AACCA Releases Cheerleading Rules for High School and Younger
(A press release has also been issued here)
The AACCA released its “2010-11 School Cheer Safety Rules” today which include some changes for all school teams along with the first ever set of rules specifically for elementary, middle and junior high school cheer teams.
Changes affecting all school teams:
- Released stunt transitions must be braced on at least one side. This effectively removes skills such as free-standing Tic Tocs. Load-in releases such as a Switch Lib are still allowed as they do not begin in a stunt.
- In stunts where the top person falls away from the bases in a flat body position (also known as a Pendulum) the top person must be caught by at least three catchers. Previous AACCA rules required a minimum of two catchers.
While these particular skills have not had specific safety issues, the changes were made to further the continued efforts by the AACCA and National Federation of State High School Associations (NFHS) to have a more consistent set of cheerleading rules. This change effectively means that there is only one remaining major difference between these two sets of rules. The AACCA restricts all released twists on basketball court surfaces without a mat, while the NFHS Spirit Rules currently allow up to one and one-quarter twists on the basketball court surface.
Changes affecting elementary, middle and junior high school teams:
- All basket tosses and double full twisting dismounts are prohibited on all surfaces.
This year is the first time there have been different rules for these school divisions. Over the past years, those in the cheerleading industry, including safety organizations such as AACCA as well as administrators and event producers, have seen more teams at these levels performing advanced skills for which they were not prepared. Poor execution results in more falls, and more falls increase the opportunity for injury.
In addition, high school coaches are seeing more incoming cheerleaders who have advanced too quickly and do not have the proper fundamental technique for performing some of the upper level skills. For these reasons, the AACCA rules committee decided to add a further restriction on stunts for elementary, middle and junior high school teams.
While there are certainly teams at this age level that can safely perform these skills, the rules are not written for the elite just as they aren’t written for the beginner. These changes will allow coaches, who are nearly always full-time teachers in the school, to focus on fundamentals without the pressure of having to teach the most advanced skills. Cheerleaders at these schools will perform more repetitions of elevators, extensions and even full twisting dismounts before arriving at the high school level where they can develop more advanced skills.
About the AACCA rules
These rules are written for school teams and do not directly address all-star or youth recreational programs. There is a difference in the focus of school cheerleading, a limit on the talent pool from which teams are selected, and a certain level of risk acceptance on the part of administrators of a public entity.
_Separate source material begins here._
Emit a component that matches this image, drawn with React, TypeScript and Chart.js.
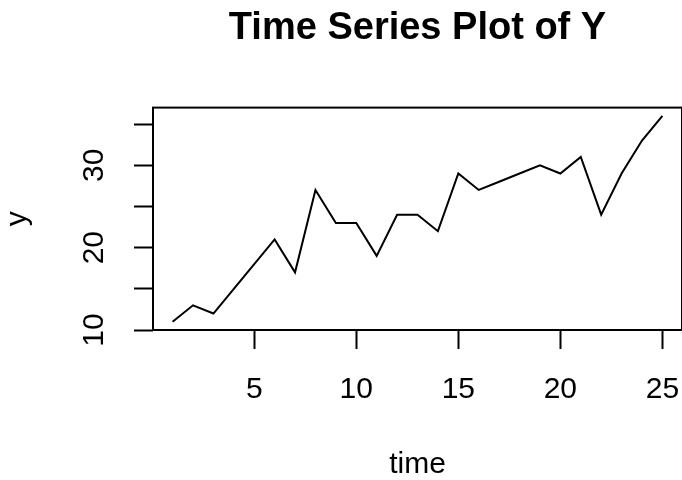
import React, { useEffect, useRef } from "react";
import { Chart, registerables } from "chart.js";

Chart.register(...registerables);

const timeValues = [1, 2, 3, 4, 5, 6, 7, 8, 9, 10, 11, 12, 13, 14, 15, 16, 17, 18, 19, 20, 21, 22, 23, 24, 25];
const yValues = [11, 13, 12, 15, 18, 21, 17, 27, 23, 23, 19, 24, 24, 22, 29, 27, 28, 29, 30, 29, 31, 24, 29, 33, 36];
const xTickValues = [5, 10, 15, 20, 25];
const yTickValues = [10, 15, 20, 25, 30, 35];
const yLabelValues = [10, 20, 30];

const FONT = "'Liberation Sans', Arial, Helvetica, sans-serif";

const boxPlugin = {
  id: "rbox",
  afterDraw(chart: any) {
    const { ctx, chartArea } = chart;
    ctx.save();
    ctx.strokeStyle = "#000";
    ctx.lineWidth = 2;
    ctx.strokeRect(chartArea.left, chartArea.top, chartArea.right - chartArea.left, chartArea.bottom - chartArea.top);
    // rotated y tick labels (R style, las = 0)
    const ys = chart.scales.y;
    ctx.fillStyle = "#000";
    ctx.font = `30px ${FONT}`;
    ctx.textAlign = "center";
    ctx.textBaseline = "alphabetic";
    for (const v of yLabelValues) {
      const py = ys.getPixelForValue(v);
      ctx.save();
      ctx.translate(103, py);
      ctx.rotate(-Math.PI / 2);
      ctx.fillText(String(v), 0, 0);
      ctx.restore();
    }
    ctx.restore();
  },
};

export default function App() {
  const ref = useRef<HTMLCanvasElement | null>(null);
  useEffect(() => {
    if (!ref.current) return;
    const chart = new Chart(ref.current, {
      type: "line",
      data: {
        datasets: [
          {
            data: timeValues.map((t, i) => ({ x: t, y: yValues[i] })),
            borderColor: "#000",
            borderWidth: 2,
            pointRadius: 0,
            tension: 0,
            fill: false,
          },
        ],
      },
      options: {
        animation: false,
        responsive: false,
        layout: { padding: { left: 0, right: -1, top: 0, bottom: 0 } },
        plugins: {
          legend: { display: false },
          tooltip: { enabled: false },
          title: {
            display: true,
            text: "Time Series Plot of Y",
            color: "#000",
            fullSize: false,
            font: { family: FONT, size: 38, weight: "bold", lineHeight: 1.2 },
            padding: { top: 6, bottom: 56 },
          },
        },
        scales: {
          x: {
            type: "linear",
            min: 0.04,
            max: 25.96,
            afterBuildTicks: (scale: any) => {
              scale.ticks = xTickValues.map((v) => ({ value: v }));
            },
            afterFit: (scale: any) => {
              scale.height = 150;
              scale.paddingLeft = 0;
              scale.paddingRight = 0;
            },
            border: { display: false },
            grid: {
              drawOnChartArea: false,
              drawTicks: true,
              tickLength: 19,
              tickWidth: 2,
              tickColor: "#000",
            },
            ticks: {
              color: "#000",
              font: { family: FONT, size: 30, lineHeight: 1 },
              padding: 26,
              maxRotation: 0,
              autoSkip: false,
            },
            title: {
              display: true,
              text: "time",
              color: "#000",
              font: { family: FONT, size: 30, lineHeight: 1 },
              padding: { top: 0, bottom: 0 },
            },
          },
          y: {
            type: "linear",
            min: 10,
            max: 37,
            afterBuildTicks: (scale: any) => {
              scale.ticks = yTickValues.map((v) => ({ value: v }));
            },
            afterFit: (scale: any) => {
              scale.width = 153;
              scale.paddingTop = 0;
              scale.paddingBottom = 0;
            },
            border: { display: false },
            grid: {
              drawOnChartArea: false,
              drawTicks: true,
              tickLength: 19,
              tickWidth: 2,
              tickColor: "#000",
            },
            ticks: { display: false },
            title: {
              display: true,
              text: "y",
              color: "#000",
              font: { family: FONT, size: 30, lineHeight: 1 },
              padding: { top: 3, bottom: 0 },
            },
          },
        },
      },
      plugins: [boxPlugin],
    });
    return () => chart.destroy();
  }, []);
  return (
    <div style={{ position: "absolute", left: 0, top: 0, width: 682, height: 480, background: "#fff" }}>
      <canvas ref={ref} width={682} height={480} />
    </div>
  );
}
Since there have been no rules other than those written specifically for high school teams, many elementary, middle and junior high schools and state associations have directed their cheerleading teams to follow the high school rules. We strongly recommend that in addition to the rules (NFHS or AACCA) that they currently follow, they add the restrictions included in section F of the 2010-11 AACCA School Cheer Rules.
As we get email questions, we will update this section with clarifications on the new rules. If necessary, we will update the actual rules page. Please check back often. Send questions to email@example.com
- These rules apply to practice, game and competition.
- (Rule C-5) “Low to High” Switch Liberties where the back remains in contact with the top person are not “released”, therefore they are not prohibited. At the point of release from the bases, the backspot becomes the main base and the bases become the spotters, which reverses once the original bases are back in contact with the top person.
- (Rule C-5) A load-in position where the top person is off of the ground and supported by bases (Example: elevator load-in, sponge load) is considered to be a stunt by definition. Therefore an elevator load-in, ball up to stretch is illegal unless it is braced before the release from the bases/backspot. A basket load-in to extension would be legal if braced or if the backspot remains in contact throughout the transition.
- (Rule F-1) “Multibased tosses” means sponge tosses or elevator tosses that originate from below shoulder level and use a throwing motion to get the top person into the air. An elevator or extension cradle does not meet this criteria. Elevator cradles and extension cradles are not “tosses” and are allowed.
- (Rule F) The basket toss and double down prohibitions are for elementary school, middle school and junior high school teams. A 9th grade or JV team in a high school is not restricted by the middle school/jr. high rules.